Only slightly more familiar than REFLEX ARC was its symmetry partner, 27a PARTERRES, [Theaters’ rear seats]. You sit there if you want to depart quickly?
Emily Cox and Henry Rathvon’s Wall Street Journal Saturday Puzzle, “Primary Concerns”
The recent Matt Gaffney’s Weekly Crossword Contest puzzle with the primary vs. secondary colors kerfuffle made me think of colors, whereas Hex’s “Primary Concerns” theme is about 22a FIRST THINGS. In nine answers, the part of the answer that’s a word that can follow “first” is moved to the beginning of the word’s space.
- 4a. METER MAIDS becomes AIDMETERMS because first aid is this answer’s “first thing.”

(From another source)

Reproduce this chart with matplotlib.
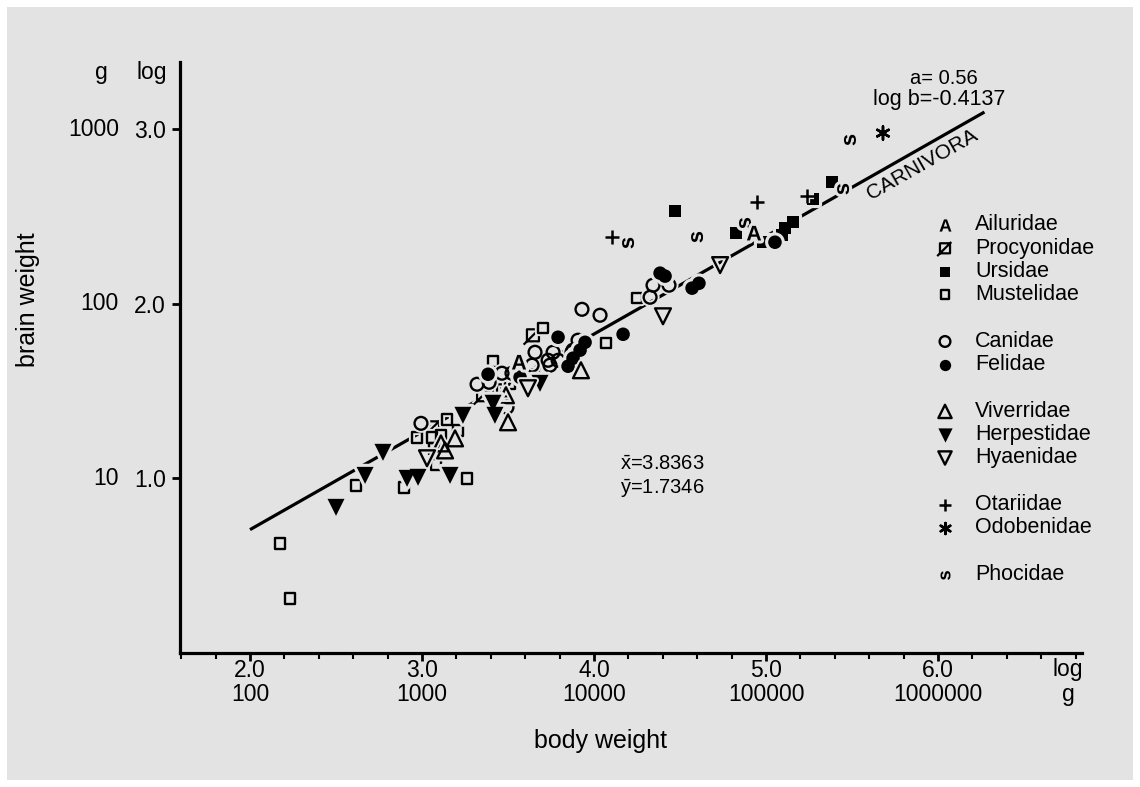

- 14a. HYPERSONIC becomes PERSONHYIC.
- 30a. EXPEDITION appears as EDITIONEXP.
- 37a. ASTRINGENT, STRINGAENT.
- 1d. SIDELIGHT, LIGHTSIDE. [Incidental item in view around food shop] clues SIDELIGHT, which isn’t an entirely in-my-vocab word. Merriam-Webster’s online dictionary includes these definitions: (1) light coming or produced from the side; (2) incidental light or information. It’s that “or information” that goes with “incidental item” in the clue.
- 3d. ANIMATE, MATEANI.
- 13d. INTESTATE, ESTATEINT.
- 19d. RENASCENT, ASCENTREN. “First ascent”? Wikipedia explains that it’s “the first successful, documented attainment of the top of a mountain, or the first to follow a particular climbing route. First ascents are notable because they entail genuine exploration, with greater risks, challenges, and recognition than climbing a route pioneered by others.” Renascent isn’t a super common word. It ties to the “making a big comeback” part of the clue.
- 24d. DOG-EARS, GEARDOS. The answer sounds like a portmanteau of gearhead and weirdos.
None of the clues particularly delighted me or baffled me. 3.75 stars because the clues and answers didn’t knock me out, though the theme was nifty.